Strategi Kebijakan Publik dalam Pengembangan Modal Sosial
Beberapa strategi kebijakan publik yang dapat dirancang guna mempengaruhi tumbuh kembangnya modal sosial adalah sebagai berikut:
1.       Memperkuat kepercayaan sosial (social trust) melalui:
-          Model integrasi dan relasi di dalam dan diluar lembaga-lembaga pemerintahan
-          Proses-proses yang mampu mengatasi konflik dan pertentangan berdasarkan prinsip ‘win-win policy’

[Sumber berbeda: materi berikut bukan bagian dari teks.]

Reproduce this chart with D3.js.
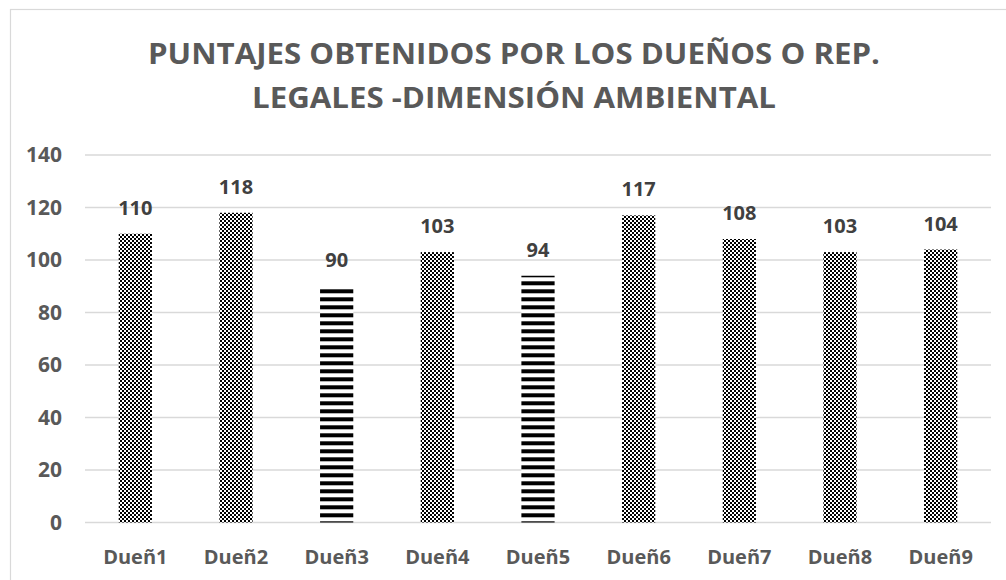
<!DOCTYPE html>
<html>
<head>
<meta charset="utf-8">
<script src="https://cdn.jsdelivr.net/npm/d3@7"></script>
<style>
  body { margin: 0; background: #fff; }
  svg { display: block; }
  text { font-family: "Open Sans", "Liberation Sans", sans-serif; font-weight: bold; }
</style>
</head>
<body>
<svg id="chart" width="1006" height="580"></svg>
<script>
// datos
var duenos = ["Dueñ1", "Dueñ2", "Dueñ3", "Dueñ4", "Dueñ5", "Dueñ6", "Dueñ7", "Dueñ8", "Dueñ9"];
var puntajes = [110, 118, 90, 103, 94, 117, 108, 103, 104];
var yTicks = [0, 20, 40, 60, 80, 100, 120, 140];
var titulo = ["PUNTAJES OBTENIDOS POR LOS DUEÑOS O REP.", "LEGALES -DIMENSIÓN AMBIENTAL"];

var svg = d3.select("#chart");

var plotLeft = 85, plotRight = 991, plotTop = 155, plotBottom = 522.5;

var x = d3.scaleBand()
	.domain(duenos)
	.range([plotLeft, plotRight])
	.paddingInner(0.67)
	.paddingOuter(0.335);

var y = d3.scaleLinear()
	.domain([0, 140])
	.range([plotBottom, plotTop]);

// patterns
var defs = svg.append("defs");
var checker = defs.append("pattern")
	.attr("id", "checker")
	.attr("patternUnits", "userSpaceOnUse")
	.attr("width", 4).attr("height", 4);
checker.append("rect").attr("width", 4).attr("height", 4).attr("fill", "#fff");
checker.append("rect").attr("x", 0).attr("y", 0).attr("width", 2).attr("height", 2).attr("fill", "#000");
checker.append("rect").attr("x", 2).attr("y", 2).attr("width", 2).attr("height", 2).attr("fill", "#000");

var stripes = defs.append("pattern")
	.attr("id", "stripes")
	.attr("patternUnits", "userSpaceOnUse")
	.attr("y", 1.3)
	.attr("width", 8).attr("height", 8);
stripes.append("rect").attr("width", 8).attr("height", 8).attr("fill", "#fff");
stripes.append("rect").attr("width", 8).attr("height", 4).attr("fill", "#000");

// chart border
svg.append("rect")
	.attr("x", 10.5).attr("y", 9.5)
	.attr("width", 1020).attr("height", 600)
	.attr("fill", "none")
	.attr("stroke", "#d9d9d9")
	.attr("stroke-width", 1.2);

// title
svg.selectAll(".title")
	.data(titulo)
	.enter().append("text")
	.attr("class", "title")
	.attr("x", 514)
	.attr("y", function(d, i) { return 64 + i * 44; })
	.attr("text-anchor", "middle")
	.attr("fill", "#595959")
	.style("font-size", "29px")
	.attr("textLength", function(d, i) { return i === 0 ? 732 : 524; })
	.attr("lengthAdjust", "spacingAndGlyphs")
	.text(function(d) { return d; });

// gridlines
svg.append("g")
	.selectAll("line")
	.data(yTicks)
	.enter().append("line")
	.attr("x1", plotLeft).attr("x2", plotRight)
	.attr("y1", function(d) { return y(d); })
	.attr("y2", function(d) { return y(d); })
	.attr("stroke", "#d9d9d9")
	.attr("stroke-width", 1.3);

// y axis labels
svg.append("g")
	.selectAll("text")
	.data(yTicks)
	.enter().append("text")
	.attr("x", 62)
	.attr("y", function(d) { return y(d) + 7; })
	.attr("text-anchor", "end")
	.attr("fill", "#595959")
	.style("font-size", "21px")
	.text(function(d) { return d; });

// bars
svg.append("g")
	.selectAll("rect")
	.data(puntajes)
	.enter().append("rect")
	.attr("x", function(d, i) { return x(duenos[i]); })
	.attr("width", x.bandwidth())
	.attr("y", function(d) { return y(d); })
	.attr("height", function(d) { return y(0) - y(d); })
	.attr("fill", function(d) { return d < 100 ? "url(#stripes)" : "url(#checker)"; });

// data labels
svg.append("g")
	.selectAll("text")
	.data(puntajes)
	.enter().append("text")
	.attr("x", function(d, i) { return x(duenos[i]) + x.bandwidth() / 2; })
	.attr("y", function(d) { return y(d) - 19; })
	.attr("text-anchor", "middle")
	.attr("fill", "#404040")
	.style("font-size", "20px")
	.text(function(d) { return d; });

// x axis labels
svg.append("g")
	.selectAll("text")
	.data(duenos)
	.enter().append("text")
	.attr("x", function(d) { return x(d) + x.bandwidth() / 2; })
	.attr("y", 564)
	.attr("text-anchor", "middle")
	.attr("fill", "#595959")
	.style("font-size", "20px")
	.text(function(d) { return d; });
</script>
</body>
</html>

-          Desentralisasi dalam pengambilan keputusan
2.       Menumbuhkembangkan nilai-nilai kebersamaan, melalui:
-          Kurikulum pendidikan
-          Hukum dan kebijakan keteraturan
-          Perasaan bersama menganai identitas dan kepribadian sebagai satu negara bangsa
-          Peraturan yang mempromosikan nilai-nilai sosial positif, hak asasi manusia dan hak-hak publik
-          Kepastian standar
3.       Mengembangkan kohesifitas dan altruisme, melalui;
-          Pengurangan pajak bagi perorangan atau perusahaan yang melakukan kegiatan sosial atau Tanggungjawab Sosial Perusahaan (Corporate Social Responsibility)
-          Registrasi dan pengorganisasian kegiatan kedermawanan sosial
4.       memperluas partisipasi lokal, melalui:
-          Pendanaan proyek-proyek kemasyarakatan
-          Dukungan bagi program pengembangan masyarakat (community development) guna meningkatkan kapasitas masyarakat dan kepemimpinan lokal
-          Inisiatif-inisiatif yang memperkuat keluarga
5.       Menciptakan jaringan dan kolaborasi, melalui;
-          Kolaborasi diantara lembaga pemerintah dan antara lembaga pemerintah dan lembaga-Lembaga Swadya Masayarakat (LSM) serta lembaga usaha
-          Dukungan terhadap organisasi-organiasi sukarela untuk membangun jaringan dan aliansi
6.       Meningkatkan keterlibatan masyarakat warga melalui proses tata pemerintahan yang baik (good governance), melalui:
-          Kampanye agar orang terlibat dalam pemilihan pemerintah pusat dan daerah secara demokratis
-          Konsultasi dan advokasi kebijakan bagi warga masyarakat
-          Pelibatan masyarakat dalam perumusan kebijakan dan penganalisisan implementasinya
-          Promosi dan sosialsiasi konsep mengenai masyarakat warga yang aktif
-          Penyediaan sarana informasi pemerintah yang dapat diakses secara luas oleh masyarakat

Manfaat
Aapa manfaat yang dapat diperoleh melalui strategi kebijakan publik yang difokuskan pada pengembangan modal sosial:
-          Meningkatnya partisipasi di dalam masyarakat sehingga terdapat kesempatan yang lebih luas dan kemampuan yang lebih baik dalam mencapai tujuan bersama
-          Meningkatnya partisipasi dalam proses-proses demokrasi sehingga pemerintah pusat dan lokal lebih akuntabel dan terbuka dalam mendengarkan beragam suara dan aspirasi masyarakat.
-          Menguatnya aksi bersama yang merefleksikan perasaan tanggungjawab bersama
-          Tumbuhnya dukungan bagi, dan kepercayaa daripada, individu dalam memenuhi kebutuhan dan aspirasinya.
-          Menguatnya perasaan memiliki, identitas dan kebanggaan bersama sebagai satu warga masyarakat
-          Menurunnya tingkat kejahatan, korupsi dan alienasi karena meningkatnya keterbukaan, kontrol sosial, kerjasama dan harmoni
-          Meningkatnya hubungan dan jaringan antar sektor pemerintah, swasta, lembaga sukarela dan keluarga
-          Terjadinya tukar menukar gagasan dan nilai diantara keragaman dan pluralitas warga masyarakat
-          Rendahnya biaya-biaya transaksi karena adanya koordinasi dan kerjasama yang erat dan memudahkan penyelasaian konflik
-          Meningkatnya kemampuan masyarakat dalam merespon guncangan yang datang tiba-tiba Karena adanya jaringan kerjasama yang erat diantara seluruh komponen masyarakat warga
-          Menguatnya kemampuan dan akses masyarakat dalam mengelola dan memanfaatkan sumber-sumber yanga da di sekitar mereka.

Referensi
-          Lawang, Robert MZ (2004), Kapital Sosial, Dalam Perspektif Sosiologik Suatu Pengantar. Jakarta: UI Press.
-          Suharto, Edi. (2008), Kebijakan sosial sebagai kebijakan publik, Bandung: Alfabeta.